By the Blouin News Politics staff

Boehner imposes will in latest debt ceiling fight

by in U.S..

Speaker John Boehner (R-OH) on Capitol Hill in Washington, DC. (Alex Wong/Getty Images)

The Republican Party elite and some of its allies in the business world have been alternately delighted and horrified by the Tea Party caucus they empowered in the 2010 and 2012 election cycles. On Tuesday, that horror was temporarily dissipated when House Speaker John Boehner announced he would advance a ‘clean’ bill to raise the national debt ceiling, conservative protests be damned. Passing an increase in the borrowing limit without cuts in spending to compensate for it has become anathema to the right, whose champions have spooked investors repeatedly in recent years by using the debt limit as a blunt instrument to advance their agenda and build national profiles.

VISUAL CONTEXT: Debt limit votes

Courtesy of Christian Science Monitor (Research: Allison Terry, Graphic: Jake Turcotte).

But restiveness in the GOP caucus, highlighted most of all by Senator Rand Paul’s dramatic filibuster of drone policy last year that ultimately failed to block John Brennan from taking the helm of the Central Intelligence Agency, is no longer a shock to Boehner and his lieutenants. On the contrary, this quick, anti-climactic resolution of the latest debt ceiling hike suggests the GOP elite is determined not to provide the Tea Party with yet another stint before the national microphone.
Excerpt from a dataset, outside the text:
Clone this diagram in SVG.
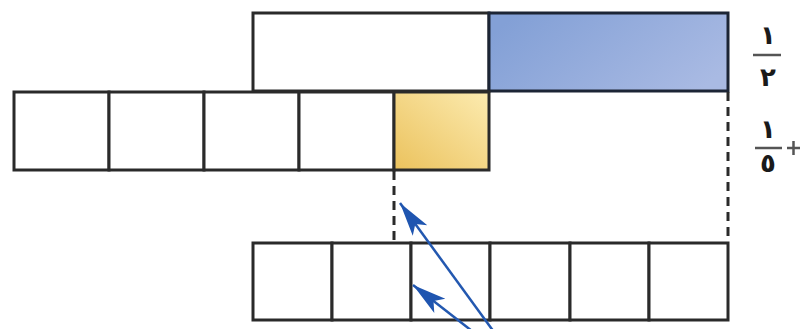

The only question, then, is how conservative activists and organizations like the Koch brothers-backed Americans for Prosperity can effectively push back. It’s not enough to call for Boehner’s head, as they’ve been doing that for years to little effect. Indeed, the speaker may not be popular among doctrinaire conservatives, but no one else — not even the ultra-ambitious types like Virginia Rep. Eric Cantor and Wisconsin Congressman Paul Ryan — wants his job, as disappointing the base is practically baked into the cake when a Democratic president is sitting pretty on the other side of Pennsylvania Avenue. In that sense, Boehner is essentially calling the Tea Party’s bluff, daring it to mount a formal challenge to his power on a scale not yet seen.